Brad Carter's banjo-fused score is the arterial matter that winds through lonely country roads and shockingly beautiful mountainsides, that are framed by Sherman Johnson's angelic cinematography.  It would have been easy to present Lemon's world as a dirty, used up collection of broken homes and refuse, however, Johnson frames each location with a sense of soul, domiciles that exist with the pride of their owners, linked by fabled traditions and counterfeit truces of peace and goodwill.  As music plays a role both within and without the visual and aural elements blend into one another to create a prison of beauty in which the principals are hopelessly trapped, both by the expectations of their elders and by oppressive poverty.   

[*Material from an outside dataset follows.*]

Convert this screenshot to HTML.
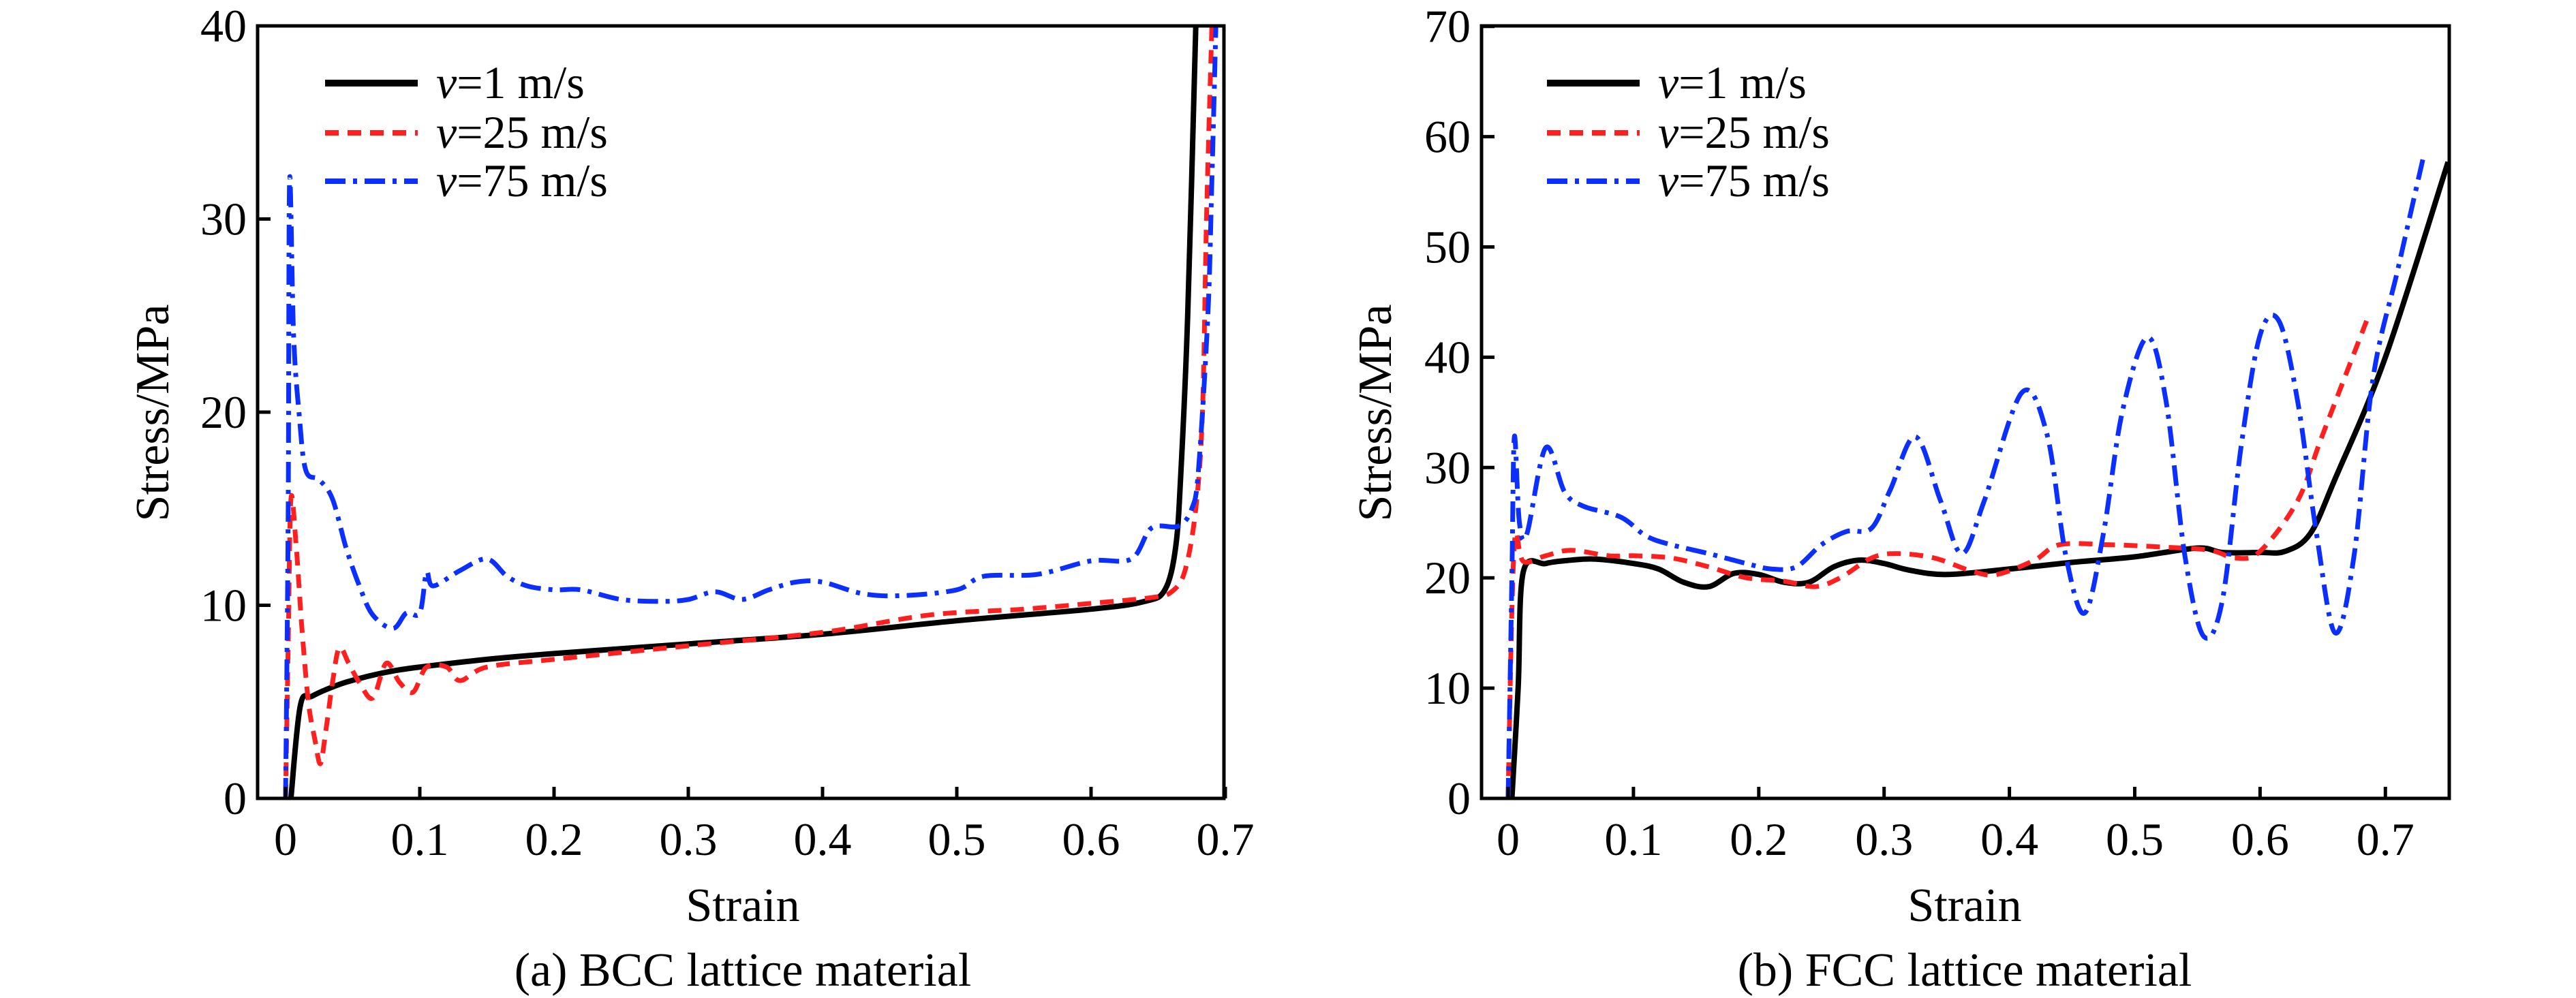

One of the best elements is the Skye's choice to forgo any sense of exposition and allow the rules of the game to be revealed when they matter.  The viewer has no knowledge of the creed, but over the running time, they will become uncomfortably accustomed.  While there are several scenes of shocking violence, the bulk of the threats are implied in a Mamet-esque mashup of country parables and half-truths. 

The end result is one of the best viewing experiences of the year.   The Devil to Pay is a lean 86 minutes that wastes absolutely no time.  From the jump, you are walking alongside a mother whose choices will forever decide her family's fate and the journey is a cinematic wonder that not only spins a surprising noir tale, it manages to dissect a place lost in time and exposes it as something closer to our realities than we may want to admit.